L’ordre du jour de Benoît Casas vient de paraître aux éditions du Seuil.
Du même auteur, Bruno Fern a lu Envoi écrit avec Luc Bénazet et Il était temps.


 

Ce livre est un journal en vers, apparemment tenu tous les jours d’une année, entre le 1er janvier et le 31 décembre. Chaque partie rapportée à un hypothétique quotidien n’est composée que de prélèvements effectués dans différents textes lus par Benoît Casas et écrits à la date où ils ont été réutilisés ici, entrant étrangement en résonance avec la vie de l’auteur, ce qui donne lieu à un ouvrage aussi intime qu’impersonnel puisque l’autobiographie ne s’y expose qu’à travers les mots des autres.

Tout d’abord, ce principe d’écriture constitue indéniablement une performance textuelle, inédite à ma connaissance. Cela étant, il va bien au-delà de cette prouesse – et veut d’ailleurs y aller : « tiens-toi à ton livre / savoir ce qu’il donnera / quand il aura été / tout à fait mangé. » D’une part, il affirme de manière radicale qu’on ne saurait écrire ex nihilo mais qu’au contraire il s’agit toujours de partir peu ou prou de la masse où nous sommes dits pour en tirer du nouveau, i.e. du singulier. D’autre part, il implique à la fois une appropriation (ingérer ce que la lecture a offert comme matériaux les plus divers) et une distanciation vis-à-vis de l’expérience subjectivement vécue. Ces deux axes croisés sont évoqués tout au long du livre qui commente ses propres procédures. Ainsi le premier apparaît dans le rappel fréquent de cette intertextualité poussée à l’extrême (« richesse d’une œuvre : / quantité de passé qu’elle contient »), où les écrits des autres viennent confirmer que si tout a été dit il reste sans cesse à le revivifier (« peut-on être l’ami / d’un mort ? / trouver un format »). Quant au second axe, il participe également à une conception plurielle du moi qui échappe à une identité tellement affirmée qu’elle serait close sur elle-même et finirait par en crever – ce dont, encore aujourd’hui, les exemples ne manquent pas, hélas, entre replis nationalistes et / ou religieux de tous poils. Benoît Casas revient à plusieurs reprises sur cette multiplicité : « si je est un autre / cela ne fait pas beaucoup » ; « une expérience à la limite / de la dépersonnalisation » ; « tout ce qui m’attache au monde / ne tisse pas une identité / mais une existence » – et en apporte donc la preuve en acte.

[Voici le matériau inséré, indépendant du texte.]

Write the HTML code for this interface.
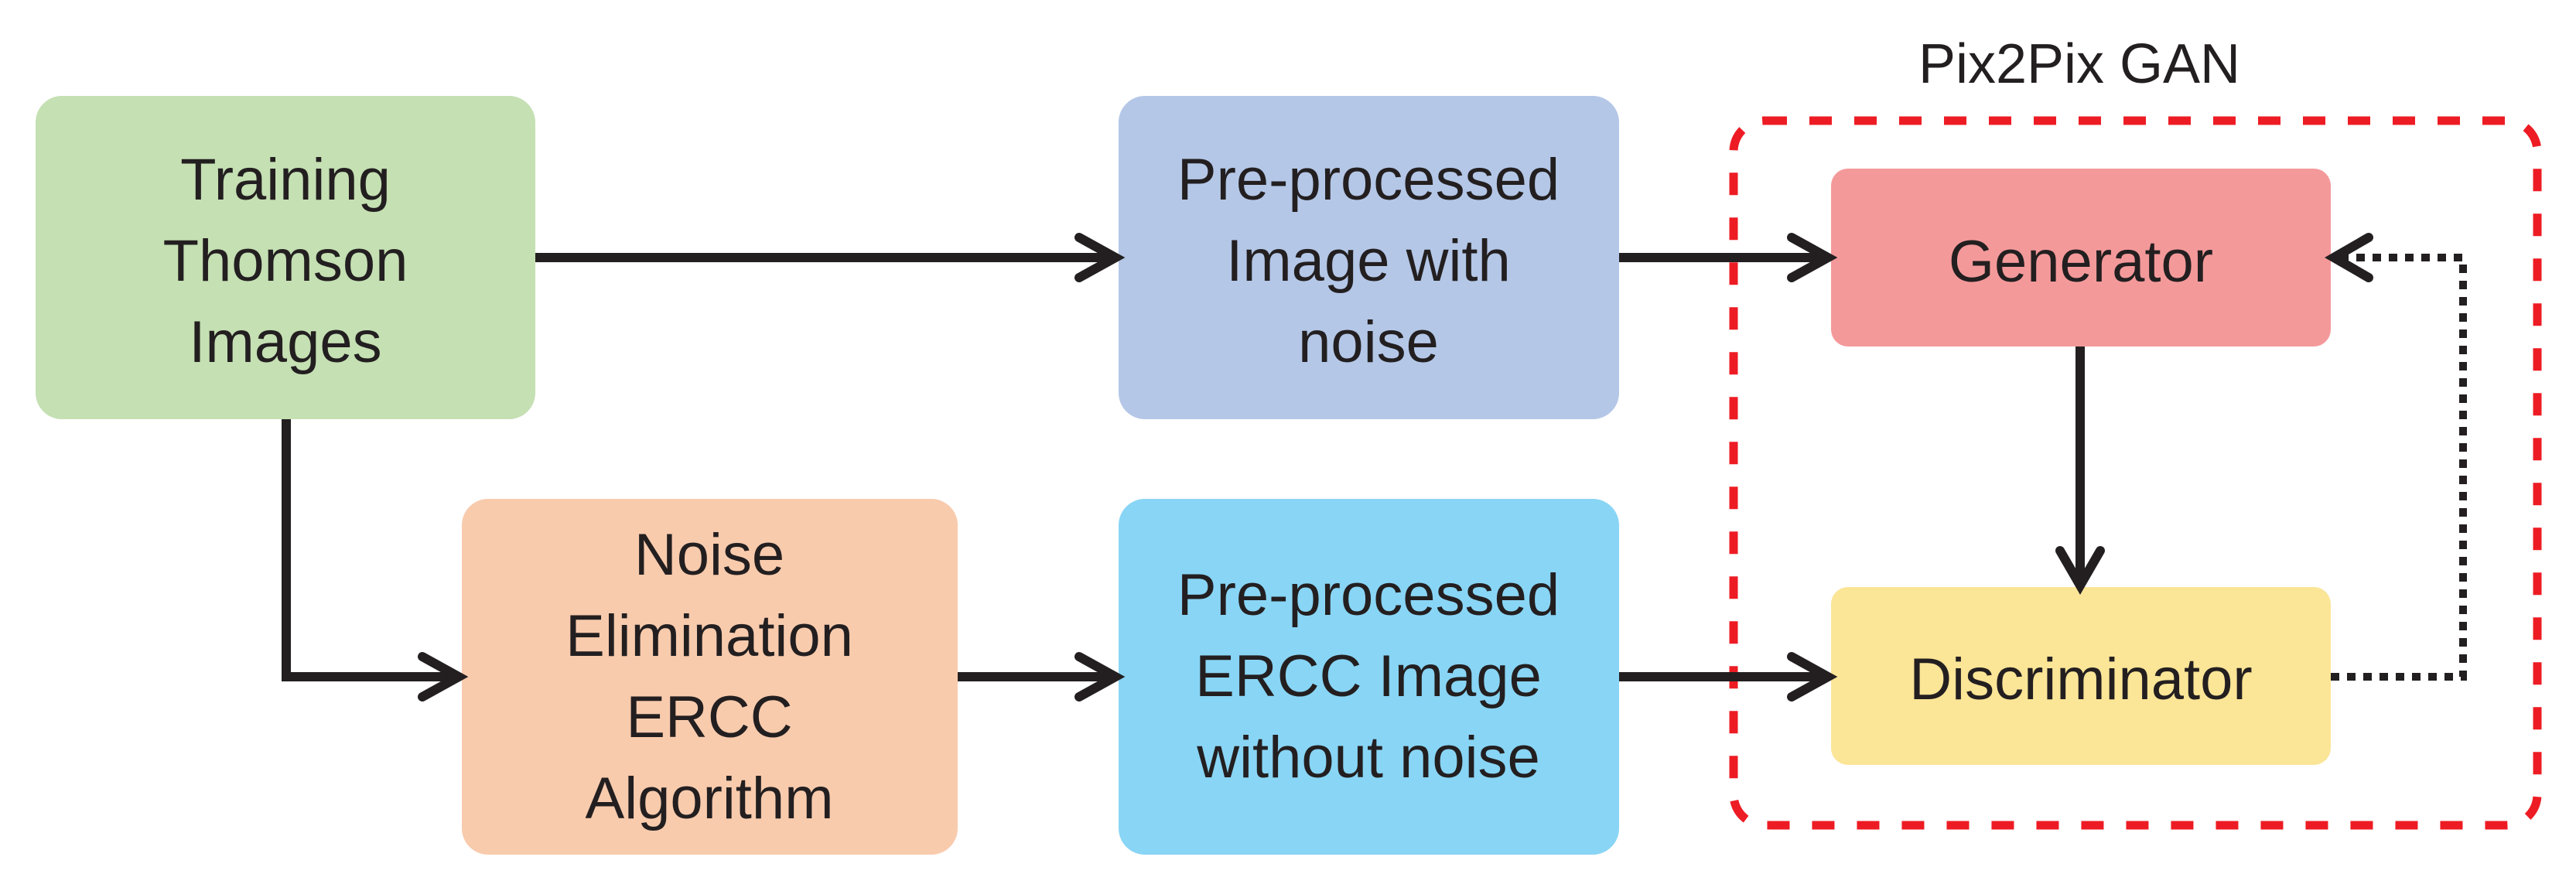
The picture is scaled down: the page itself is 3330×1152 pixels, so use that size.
<!DOCTYPE html>
<html><head><meta charset="utf-8"><style>
html,body{margin:0;padding:0;background:#fff;}
svg{display:block;}
text{font-family:"Liberation Sans",sans-serif;fill:#231f20;text-anchor:middle;}
</style></head><body>
<svg width="3330" height="1152" viewBox="0 0 3330 1152" xmlns="http://www.w3.org/2000/svg">
<rect x="46" y="124" width="646" height="418" rx="34" fill="#c5e0b3"/>
<rect x="1446" y="124" width="647" height="418" rx="34" fill="#b4c7e7"/>
<rect x="597" y="645" width="641" height="460" rx="34" fill="#f8cbad"/>
<rect x="1446" y="645" width="647" height="460" rx="34" fill="#89d5f5"/>
<rect x="2367" y="218" width="646" height="230" rx="22" fill="#f4999a"/>
<rect x="2367" y="759" width="646" height="230" rx="22" fill="#fbe597"/>
<rect x="2241" y="156" width="1039" height="911" rx="40" fill="none" stroke="#ed1c24" stroke-width="11" stroke-dasharray="29 29"/>
<g stroke="#231f20" stroke-width="12" fill="none" stroke-linecap="butt">
<line x1="692" y1="333" x2="1440" y2="333"/>
<line x1="2093" y1="333" x2="2361" y2="333"/>
<polyline points="370,542 370,875 591,875"/>
<line x1="1238" y1="875" x2="1440" y2="875"/>
<line x1="2093" y1="875" x2="2361" y2="875"/>
<line x1="2689" y1="448" x2="2689" y2="752"/>
</g>
<g stroke="#231f20" stroke-width="12" fill="none" stroke-linecap="round" stroke-linejoin="miter">
<polyline points="1395,307 1442,333 1395,359"/>
<polyline points="2316,307 2363,333 2316,359"/>
<polyline points="546,849 593,875 546,901"/>
<polyline points="1395,849 1442,875 1395,901"/>
<polyline points="2316,849 2363,875 2316,901"/>
<polyline points="2663,712 2689,757 2715,712"/>
<polyline points="3062,307 3017,333 3062,359"/>
</g>
<polyline points="3013,875 3184,875 3184,333 3020,333" fill="none" stroke="#231f20" stroke-width="10" stroke-dasharray="11 10"/>
<g font-size="76">
<text x="369" y="258">Training</text>
<text x="369" y="363">Thomson</text>
<text x="369" y="468">Images</text>
<text x="1769" y="258">Pre-processed</text>
<text x="1769" y="363">Image with</text>
<text x="1769" y="468">noise</text>
<text x="917" y="743">Noise</text>
<text x="917" y="848">Elimination</text>
<text x="917" y="953">ERCC</text>
<text x="917" y="1058">Algorithm</text>
<text x="1769" y="795">Pre-processed</text>
<text x="1769" y="900">ERCC Image</text>
<text x="1769" y="1005">without noise</text>
<text x="2690" y="364">Generator</text>
<text x="2690" y="904">Discriminator</text>
</g>
<text x="2688" y="107" font-size="72">Pix2Pix GAN</text>
</svg>
</body></html>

Du coup, le livre brasse de tout – réflexions philosophiques, politiques (où la préoccupation d’un communisme possible est récurrente) et littéraires, évocations des êtres aimés, voyages (avec une prédilection pour l’Italie), notations de la vie quotidienne, etc. – mais dans un ordre qui fait se juxtaposer des mots renvoyant à des réalités parfois très différentes, d’où collisions et échos (« j’écris pendant une heure seulement / et puis je rentre précipitamment / avec l’impression / que je ne peux pas astreindre / mon cerveau à ce travail / une minute de plus. / de grosses tranches / de bœuf saignant. / le soleil couchant illuminait / le ciel de sa clarté jaune pâle ») pour mieux contrer le réel, c’est-à-dire « ce qu’on retrouve / à la même place », et essayer d’aller ainsi vers ce que l’auteur désigne sous le nom de vérité, au moins la sienne : « le vrai dérange il fait peur. / j’écrirai en dépit de tout / à tout prix. / manière de me battre / me maintenir en vie ».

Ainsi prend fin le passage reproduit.